→ **Given exercise**
Each entry must be given again exactly; images do not belong in the copy.

→ **Data**
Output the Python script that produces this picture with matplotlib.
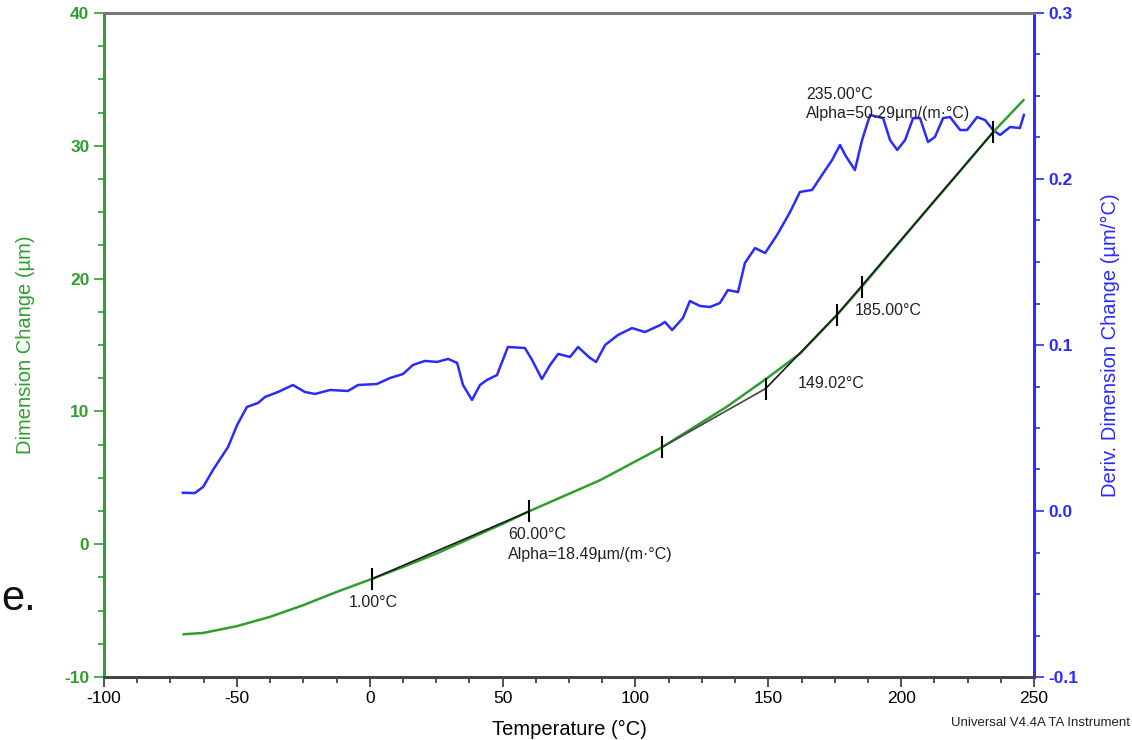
import matplotlib
matplotlib.use('Agg')
import matplotlib.pyplot as plt
from matplotlib.ticker import MultipleLocator, FormatStrFormatter

plt.rcParams['font.family'] = ['Liberation Sans', 'DejaVu Sans']
plt.rcParams['axes.unicode_minus'] = False

# dimension change curve (left axis)
temp_dim = [-70, -62.6, -50, -37.5, -25, -12.4, 1, 12.6, 25.2, 37.7, 50.3, 60,
            86.7, 110, 134.3, 149.4, 162, 175.7, 185.2, 197, 210, 222, 234.7, 246]
dim_change = [-6.78, -6.68, -6.17, -5.47, -4.59, -3.59, -2.6, -1.71, -0.70, 0.43, 1.56, 2.48,
              4.82, 7.3, 10.34, 12.48, 14.36, 17.24, 19.38, 22.18, 25.25, 28.05, 31.05, 33.43]

# derivative curve (right axis)
temp_deriv = [-70.3, -65.8, -62.7, -59.0, -53.3, -49.9, -46.2, -42.0, -39.4, -34.5, -28.9,
              -24.4, -20.6, -14.9, -8.2, -4.4, 2.7, 7.6, 12.5, 16.3, 20.8, 25.3, 29.5, 32.9,
              35.1, 38.5, 41.5, 44.1, 47.9, 52.0, 58.4, 61.1, 64.8, 67.9, 70.9, 75.4, 78.4,
              82.9, 85.2, 88.6, 93.4, 98.7, 103.6, 109.3, 111.1, 113.8, 117.9, 120.5, 124.3,
              128.1, 131.8, 134.8, 138.6, 141.2, 145.0, 148.8, 153.3, 158.2, 161.9, 166.5,
              170.2, 174.0, 177.0, 178.9, 182.6, 185.3, 188.3, 193.2, 195.8, 198.5, 201.5,
              204.5, 207.1, 210.1, 212.7, 215.8, 218.4, 222.2, 224.8, 228.6, 231.6, 234.6,
              237.2, 241.0, 244.7, 246.2]
deriv = [0.011, 0.0108, 0.0145, 0.0247, 0.0386, 0.0518, 0.0627, 0.0651, 0.0687, 0.0717, 0.0759,
         0.0717, 0.0705, 0.0729, 0.0723, 0.0759, 0.0765, 0.0801, 0.0825, 0.0880, 0.0904, 0.0898,
         0.0916, 0.0892, 0.0759, 0.0669, 0.0759, 0.0789, 0.0819, 0.0988, 0.0982, 0.0910, 0.0795,
         0.0880, 0.0946, 0.0928, 0.0988, 0.0922, 0.0898, 0.1000, 0.1060, 0.1102, 0.1078, 0.1120,
         0.1139, 0.1090, 0.1163, 0.1265, 0.1235, 0.1229, 0.1253, 0.1331, 0.1319, 0.1494, 0.1584,
         0.1554, 0.1663, 0.1801, 0.1922, 0.1934, 0.2024, 0.2114, 0.2205, 0.2145, 0.2054, 0.2235,
         0.2386, 0.2367, 0.2235, 0.2175, 0.2235, 0.2367, 0.2367, 0.2223, 0.2253, 0.2367, 0.2373,
         0.2295, 0.2295, 0.2373, 0.2355, 0.2295, 0.2265, 0.2313, 0.2307, 0.2386]

# analysis lines and markers
fit_low_t = [1, 60]
fit_low_d = [-2.6, 2.48]
onset_a_t = [110, 149.02]
onset_a_d = [7.3, 11.72]
onset_b_t = [149.02, 175.7]
onset_b_d = [11.72, 17.24]
fit_high_t = [175.7, 234.7]
fit_high_d = [17.24, 31.05]
mark_t = [1, 60, 110, 149.02, 175.7, 185.2, 234.7]
mark_d = [-2.6, 2.48, 7.3, 11.72, 17.24, 19.38, 31.05]

green = '#2f9f2f'
blue = '#2b2bff'

fig = plt.figure(figsize=(11.32, 7.40), dpi=100)
ax = fig.add_axes([104 / 1132, 1 - 677 / 740, 930 / 1132, 664 / 740])
ax2 = ax.twinx()
ax.set_zorder(ax2.get_zorder() + 1)
ax.patch.set_visible(False)

ax2.plot(temp_deriv, deriv, color=blue, lw=1.8)
ax.plot(temp_dim, dim_change, color=green, lw=1.8, zorder=2)
ax.plot(fit_low_t, fit_low_d, color='#1a1a1a', lw=1.2, zorder=3)
ax.plot(onset_a_t, onset_a_d, color='#444444', lw=1.2, zorder=3)
ax.plot(onset_b_t, onset_b_d, color='#1a1a1a', lw=1.2, zorder=3)
ax.plot(fit_high_t, fit_high_d, color='#1a1a1a', lw=1.2, zorder=3)
ax.plot(mark_t, mark_d, ls='none', marker='|', ms=16, mew=1.5, color='black', zorder=4)

ax.set_xlim(-100, 250)
ax.set_ylim(-10, 40)
ax2.set_ylim(-0.1, 0.3)

ax.xaxis.set_major_locator(MultipleLocator(50))
ax.xaxis.set_minor_locator(MultipleLocator(12.5))
ax.yaxis.set_major_locator(MultipleLocator(10))
ax.yaxis.set_minor_locator(MultipleLocator(2.5))
ax2.yaxis.set_major_locator(MultipleLocator(0.1))
ax2.yaxis.set_minor_locator(MultipleLocator(0.025))
ax2.yaxis.set_major_formatter(FormatStrFormatter('%.1f'))

ax.tick_params(axis='x', which='major', length=7, width=1.2, color='#333333',
               labelsize=12.5, pad=3)
ax.tick_params(axis='x', which='minor', length=4, width=1.2, color='#333333')
ax.tick_params(axis='y', which='major', length=7, width=1.2, color=green,
               labelcolor=green, labelsize=12.5)
ax.tick_params(axis='y', which='minor', length=4, width=1.2, color=green)
ax2.tick_params(axis='y', which='major', length=7, width=1.2, color=blue,
                labelcolor=blue, labelsize=12.5)
ax2.tick_params(axis='y', which='minor', length=4, width=1.2, color=blue)
for lab in ax.get_yticklabels() + ax2.get_yticklabels():
    lab.set_fontweight('bold')

for a in (ax, ax2):
    a.spines['left'].set_color(green)
    a.spines['left'].set_linewidth(2)
    a.spines['right'].set_color(blue)
    a.spines['right'].set_linewidth(2)
    a.spines['top'].set_color('#777777')
    a.spines['top'].set_linewidth(2)
    a.spines['bottom'].set_color('#444444')
    a.spines['bottom'].set_linewidth(2)

ax.set_xlabel('Temperature (°C)', fontsize=14.5, labelpad=10)
ax.set_ylabel('Dimension Change (µm)', fontsize=14.5, color=green)
ax2.set_ylabel('Deriv. Dimension Change (µm/°C)', fontsize=14.5, color=blue)
ax.yaxis.set_label_coords(-0.074, 0.5)
ax2.yaxis.set_label_coords(1.072, 0.5)

ann = dict(fontsize=11.5, color='#222222', zorder=5)
ax.text(-7.8, -4.4, '1.00°C', va='center', **ann)
ax.text(52, 0.7, '60.00°C', va='center', **ann)
ax.text(52, -0.8, 'Alpha=18.49µm/(m·°C)', va='center', **ann)
ax.text(161.2, 12.1, '149.02°C', va='center', **ann)
ax.text(182.6, 17.6, '185.00°C', va='center', **ann)
ax.text(164.2, 33.9, '235.00°C', va='center', **ann)
ax.text(164.2, 32.4, 'Alpha=50.29µm/(m·°C)', va='center', **ann)

fig.text(1130 / 1132, 1 - 723 / 740, 'Universal V4.4A TA Instrument', ha='right',
         va='center', fontsize=9.5, color='#222222')
fig.text(1 / 1132, 1 - 610 / 740, 'e.', ha='left', va='baseline', fontsize=30,
         color='#111111')

fig.savefig('out.png', dpi=100)
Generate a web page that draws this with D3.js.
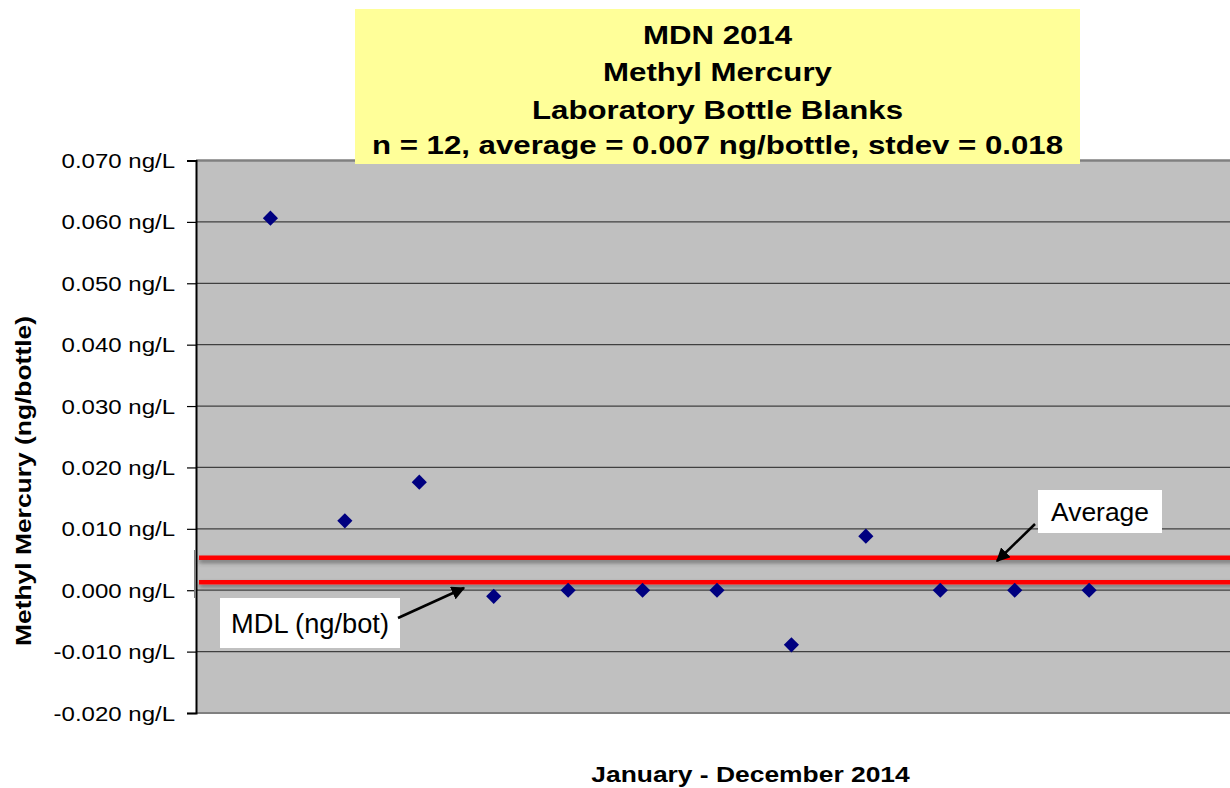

→ **Written answer**
Output the Python script that produces this picture with matplotlib.
import matplotlib
matplotlib.use('Agg')
import matplotlib.pyplot as plt
from matplotlib.ticker import MultipleLocator, FormatStrFormatter

plt.rcParams['font.family'] = ['Liberation Sans', 'DejaVu Sans']
plt.rcParams['axes.unicode_minus'] = False

# dimension change curve (left axis)
temp_dim = [-70, -62.6, -50, -37.5, -25, -12.4, 1, 12.6, 25.2, 37.7, 50.3, 60,
            86.7, 110, 134.3, 149.4, 162, 175.7, 185.2, 197, 210, 222, 234.7, 246]
dim_change = [-6.78, -6.68, -6.17, -5.47, -4.59, -3.59, -2.6, -1.71, -0.70, 0.43, 1.56, 2.48,
              4.82, 7.3, 10.34, 12.48, 14.36, 17.24, 19.38, 22.18, 25.25, 28.05, 31.05, 33.43]

# derivative curve (right axis)
temp_deriv = [-70.3, -65.8, -62.7, -59.0, -53.3, -49.9, -46.2, -42.0, -39.4, -34.5, -28.9,
              -24.4, -20.6, -14.9, -8.2, -4.4, 2.7, 7.6, 12.5, 16.3, 20.8, 25.3, 29.5, 32.9,
              35.1, 38.5, 41.5, 44.1, 47.9, 52.0, 58.4, 61.1, 64.8, 67.9, 70.9, 75.4, 78.4,
              82.9, 85.2, 88.6, 93.4, 98.7, 103.6, 109.3, 111.1, 113.8, 117.9, 120.5, 124.3,
              128.1, 131.8, 134.8, 138.6, 141.2, 145.0, 148.8, 153.3, 158.2, 161.9, 166.5,
              170.2, 174.0, 177.0, 178.9, 182.6, 185.3, 188.3, 193.2, 195.8, 198.5, 201.5,
              204.5, 207.1, 210.1, 212.7, 215.8, 218.4, 222.2, 224.8, 228.6, 231.6, 234.6,
              237.2, 241.0, 244.7, 246.2]
deriv = [0.011, 0.0108, 0.0145, 0.0247, 0.0386, 0.0518, 0.0627, 0.0651, 0.0687, 0.0717, 0.0759,
         0.0717, 0.0705, 0.0729, 0.0723, 0.0759, 0.0765, 0.0801, 0.0825, 0.0880, 0.0904, 0.0898,
         0.0916, 0.0892, 0.0759, 0.0669, 0.0759, 0.0789, 0.0819, 0.0988, 0.0982, 0.0910, 0.0795,
         0.0880, 0.0946, 0.0928, 0.0988, 0.0922, 0.0898, 0.1000, 0.1060, 0.1102, 0.1078, 0.1120,
         0.1139, 0.1090, 0.1163, 0.1265, 0.1235, 0.1229, 0.1253, 0.1331, 0.1319, 0.1494, 0.1584,
         0.1554, 0.1663, 0.1801, 0.1922, 0.1934, 0.2024, 0.2114, 0.2205, 0.2145, 0.2054, 0.2235,
         0.2386, 0.2367, 0.2235, 0.2175, 0.2235, 0.2367, 0.2367, 0.2223, 0.2253, 0.2367, 0.2373,
         0.2295, 0.2295, 0.2373, 0.2355, 0.2295, 0.2265, 0.2313, 0.2307, 0.2386]

# analysis lines and markers
fit_low_t = [1, 60]
fit_low_d = [-2.6, 2.48]
onset_a_t = [110, 149.02]
onset_a_d = [7.3, 11.72]
onset_b_t = [149.02, 175.7]
onset_b_d = [11.72, 17.24]
fit_high_t = [175.7, 234.7]
fit_high_d = [17.24, 31.05]
mark_t = [1, 60, 110, 149.02, 175.7, 185.2, 234.7]
mark_d = [-2.6, 2.48, 7.3, 11.72, 17.24, 19.38, 31.05]

green = '#2f9f2f'
blue = '#2b2bff'

fig = plt.figure(figsize=(11.32, 7.40), dpi=100)
ax = fig.add_axes([104 / 1132, 1 - 677 / 740, 930 / 1132, 664 / 740])
ax2 = ax.twinx()
ax.set_zorder(ax2.get_zorder() + 1)
ax.patch.set_visible(False)

ax2.plot(temp_deriv, deriv, color=blue, lw=1.8)
ax.plot(temp_dim, dim_change, color=green, lw=1.8, zorder=2)
ax.plot(fit_low_t, fit_low_d, color='#1a1a1a', lw=1.2, zorder=3)
ax.plot(onset_a_t, onset_a_d, color='#444444', lw=1.2, zorder=3)
ax.plot(onset_b_t, onset_b_d, color='#1a1a1a', lw=1.2, zorder=3)
ax.plot(fit_high_t, fit_high_d, color='#1a1a1a', lw=1.2, zorder=3)
ax.plot(mark_t, mark_d, ls='none', marker='|', ms=16, mew=1.5, color='black', zorder=4)

ax.set_xlim(-100, 250)
ax.set_ylim(-10, 40)
ax2.set_ylim(-0.1, 0.3)

ax.xaxis.set_major_locator(MultipleLocator(50))
ax.xaxis.set_minor_locator(MultipleLocator(12.5))
ax.yaxis.set_major_locator(MultipleLocator(10))
ax.yaxis.set_minor_locator(MultipleLocator(2.5))
ax2.yaxis.set_major_locator(MultipleLocator(0.1))
ax2.yaxis.set_minor_locator(MultipleLocator(0.025))
ax2.yaxis.set_major_formatter(FormatStrFormatter('%.1f'))

ax.tick_params(axis='x', which='major', length=7, width=1.2, color='#333333',
               labelsize=12.5, pad=3)
ax.tick_params(axis='x', which='minor', length=4, width=1.2, color='#333333')
ax.tick_params(axis='y', which='major', length=7, width=1.2, color=green,
               labelcolor=green, labelsize=12.5)
ax.tick_params(axis='y', which='minor', length=4, width=1.2, color=green)
ax2.tick_params(axis='y', which='major', length=7, width=1.2, color=blue,
                labelcolor=blue, labelsize=12.5)
ax2.tick_params(axis='y', which='minor', length=4, width=1.2, color=blue)
for lab in ax.get_yticklabels() + ax2.get_yticklabels():
    lab.set_fontweight('bold')

for a in (ax, ax2):
    a.spines['left'].set_color(green)
    a.spines['left'].set_linewidth(2)
    a.spines['right'].set_color(blue)
    a.spines['right'].set_linewidth(2)
    a.spines['top'].set_color('#777777')
    a.spines['top'].set_linewidth(2)
    a.spines['bottom'].set_color('#444444')
    a.spines['bottom'].set_linewidth(2)

ax.set_xlabel('Temperature (°C)', fontsize=14.5, labelpad=10)
ax.set_ylabel('Dimension Change (µm)', fontsize=14.5, color=green)
ax2.set_ylabel('Deriv. Dimension Change (µm/°C)', fontsize=14.5, color=blue)
ax.yaxis.set_label_coords(-0.074, 0.5)
ax2.yaxis.set_label_coords(1.072, 0.5)

ann = dict(fontsize=11.5, color='#222222', zorder=5)
ax.text(-7.8, -4.4, '1.00°C', va='center', **ann)
ax.text(52, 0.7, '60.00°C', va='center', **ann)
ax.text(52, -0.8, 'Alpha=18.49µm/(m·°C)', va='center', **ann)
ax.text(161.2, 12.1, '149.02°C', va='center', **ann)
ax.text(182.6, 17.6, '185.00°C', va='center', **ann)
ax.text(164.2, 33.9, '235.00°C', va='center', **ann)
ax.text(164.2, 32.4, 'Alpha=50.29µm/(m·°C)', va='center', **ann)

fig.text(1130 / 1132, 1 - 723 / 740, 'Universal V4.4A TA Instrument', ha='right',
         va='center', fontsize=9.5, color='#222222')
fig.text(1 / 1132, 1 - 610 / 740, 'e.', ha='left', va='baseline', fontsize=30,
         color='#111111')

fig.savefig('out.png', dpi=100)
Generate a web page that draws this with D3.js.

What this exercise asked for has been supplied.